The Entertainment Software Association filed suit against the Chicago Transit Authority (CTA), challenging the CTA’s prohibition on certain computer and video game advertisements as a violation of the guarantees of free speech under the First Amendment to the United States Constitution.

The complaint, filed in the U.S. District Court for the Northern District of Illinois, charges the CTA with unfairly targeting the entertainment software industry by enacting an ordinance that selectively bans advertisements of computer and video games rated “Mature 17+” (M) or “Adults Only 18+” (AO). 

“The CTA’s ordinance constitutes a clear violation of the constitutional rights of the entertainment software industry,” said Michael D. Gallagher, CEO of the ESA, which represents U.S. computer and video game publishers. “Courts across the United States, including those in the CTA’s own backyard, have ruled consistently that video games are entitled to the same First Amendment protections as other forms of entertainment. The CTA appears unwilling to recognize this established fact, and has shown a remarkable ignorance of the dynamism, creativity and expressive nature of computer and video games. The ESA will not sit idly by when the creative freedoms of our industry are threatened.”   
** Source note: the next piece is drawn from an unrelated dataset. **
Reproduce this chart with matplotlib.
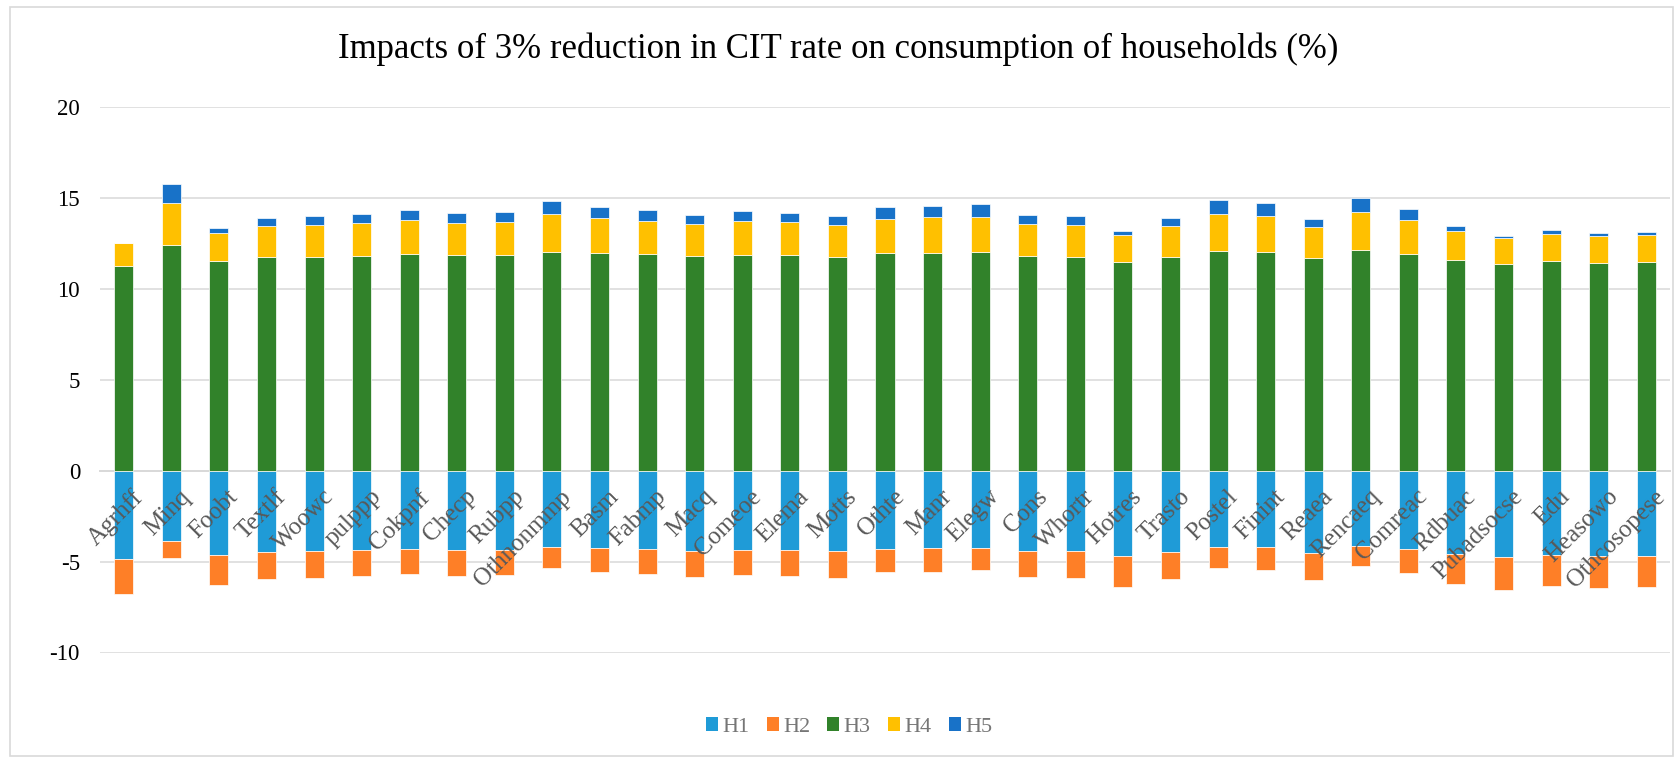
import matplotlib
matplotlib.use('Agg')
import matplotlib.pyplot as plt
import numpy as np
from matplotlib.patches import Patch, Rectangle
from matplotlib.transforms import ScaledTranslation

plt.rcParams['font.family'] = ['Liberation Serif', 'DejaVu Serif']

# ---- data ----
categories = ["Agrhff", "Minq", "Foobt", "Textlf", "Woowc", "pulppp", "Cokpnf", "Checp",
              "Rubpp", "Othnonmmp", "Basm", "Fabmp", "Macq", "Comeoe", "Elema", "Motts",
              "Othte", "Manr", "Elegw", "Cons", "Whortr", "Hotres", "Trasto", "Postel",
              "Finint", "Reaea", "Rencaeq", "Comreac", "Rdbuac", "Pubadsocse", "Edu",
              "Heasowo", "Othcosopese"]

H1 = [-4.85, -3.87, -4.63, -4.47, -4.41, -4.38, -4.30, -4.38, -4.34, -4.19, -4.27,
      -4.32, -4.41, -4.34, -4.38, -4.43, -4.30, -4.27, -4.25, -4.41, -4.43, -4.69,
      -4.49, -4.19, -4.21, -4.51, -4.14, -4.32, -4.60, -4.76, -4.65, -4.71, -4.69]
H2 = [-1.94, -0.91, -1.66, -1.48, -1.48, -1.44, -1.37, -1.40, -1.39, -1.19, -1.31,
      -1.39, -1.43, -1.41, -1.42, -1.48, -1.30, -1.29, -1.24, -1.45, -1.48, -1.72,
      -1.48, -1.16, -1.25, -1.48, -1.13, -1.32, -1.62, -1.81, -1.68, -1.73, -1.72]
H3 = [11.23, 12.38, 11.50, 11.72, 11.76, 11.80, 11.89, 11.83, 11.85, 12.03, 11.94,
      11.89, 11.78, 11.85, 11.83, 11.74, 11.94, 11.96, 12.00, 11.78, 11.76, 11.45,
      11.72, 12.07, 12.02, 11.69, 12.11, 11.89, 11.56, 11.36, 11.50, 11.43, 11.45]
H4 = [1.30, 2.34, 1.56, 1.74, 1.75, 1.79, 1.88, 1.79, 1.83, 2.05, 1.94,
      1.84, 1.79, 1.85, 1.81, 1.76, 1.90, 1.96, 1.95, 1.77, 1.74, 1.50,
      1.72, 2.05, 1.99, 1.71, 2.08, 1.88, 1.59, 1.40, 1.50, 1.46, 1.48]
H5 = [0.00, 1.04, 0.29, 0.44, 0.48, 0.53, 0.57, 0.53, 0.55, 0.71, 0.62,
      0.59, 0.49, 0.56, 0.53, 0.47, 0.62, 0.64, 0.68, 0.50, 0.49, 0.22,
      0.42, 0.75, 0.69, 0.44, 0.79, 0.62, 0.31, 0.11, 0.24, 0.19, 0.20]

series_names = ["H1", "H2", "H3", "H4", "H5"]
colors = ["#1f9bd7", "#fe7f27", "#31822a", "#ffc000", "#1872c8"]

title = "Impacts of 3% reduction in CIT rate on consumption of households (%)"
yticks = [-10, -5, 0, 5, 10, 15, 20]

# ---- figure ----
W, H = 1677, 759
fig = plt.figure(figsize=(W / 100, H / 100), dpi=100)
ax = fig.add_axes([100 / W, 1 - 652.5 / H, 1570 / W, (652.5 - 106.7) / H])

x = np.arange(len(categories))
bw = 0.4
ekw = dict(edgecolor='white', linewidth=0.5, zorder=3)
ax.bar(x, H1, bw, color=colors[0], **ekw)
ax.bar(x, H2, bw, bottom=H1, color=colors[1], **ekw)
ax.bar(x, H3, bw, color=colors[2], **ekw)
ax.bar(x, H4, bw, bottom=H3, color=colors[3], **ekw)
ax.bar(x, H5, bw, bottom=np.add(H3, H4), color=colors[4], **ekw)

ax.set_xlim(-0.5, len(categories) - 0.5)
ax.set_ylim(-10, 20)
ax.set_yticks(yticks)
ax.set_yticklabels([str(v) for v in yticks])
ax.yaxis.grid(True, color='#d9d9d9', linewidth=1.1)
ax.set_axisbelow(True)
for s in ['top', 'right', 'left']:
    ax.spines[s].set_visible(False)
ax.spines['bottom'].set_position(('data', 0))
ax.spines['bottom'].set_color('#d9d9d9')
ax.spines['bottom'].set_linewidth(1.4)
ax.spines['bottom'].set_zorder(2)
ax.set_xticks([])
ax.tick_params(axis='y', length=0, pad=14.4, labelsize=16.5, labelcolor='#000000')

off = ScaledTranslation(8 / 100, -15 / 100, fig.dpi_scale_trans)
for i, c in enumerate(categories):
    ax.text(i, 0, c, rotation=45, ha='right', va='top', rotation_mode='anchor',
            fontsize=18, color='#595959', transform=ax.transData + off, zorder=5)

fig.text(0.5, 1 - 49 / H, title, ha='center', va='center', fontsize=25, color='#000000')

handles = [Patch(facecolor=c, edgecolor='none') for c in colors]
fig.legend(handles, series_names, loc='center', bbox_to_anchor=(849 / W, 1 - 727 / H),
           ncol=5, frameon=False, fontsize=16, handlelength=0.54, handleheight=0.54,
           handletextpad=0.2, columnspacing=0.77, labelcolor='#767676')

fig.add_artist(Rectangle((9.5 / W, 1 - 756 / H), (1673 - 9.5) / W, (756 - 7.3) / H,
                         transform=fig.transFigure, fill=False, edgecolor='#d9d9d9',
                         linewidth=1.2))

fig.savefig('out.png', dpi=100)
In January of this year, the CTA enacted Ordinance 008-147, prohibiting any advertisement that “markets or identifies a video or computer game rated “Mature 17+” (M) or “Adults Only 18+” (AO).” The ESA’s suit contends this new ordinance unconstitutionally “restricts speech in a public forum that is otherwise open to all speakers without a compelling interest for doing so.” In addition, the Complaint argues that the ordinance impermissibly discriminates on the basis of viewpoint and ignores less restrictive means of achieving the supposed ends of the ordinance. 

The ESA also stated that the CTA’s ordinance is unnecessary because game-related marketing is already subject to the Entertainment Software Rating Board’s Advertising Review Council (ARC), which strictly regulates computer and video game advertisements that are seen by the general public.  The Entertainment Software Rating Board (ESRB) assigns content ratings to computer and video games, which, in turn, are displayed on the advertisements for those games.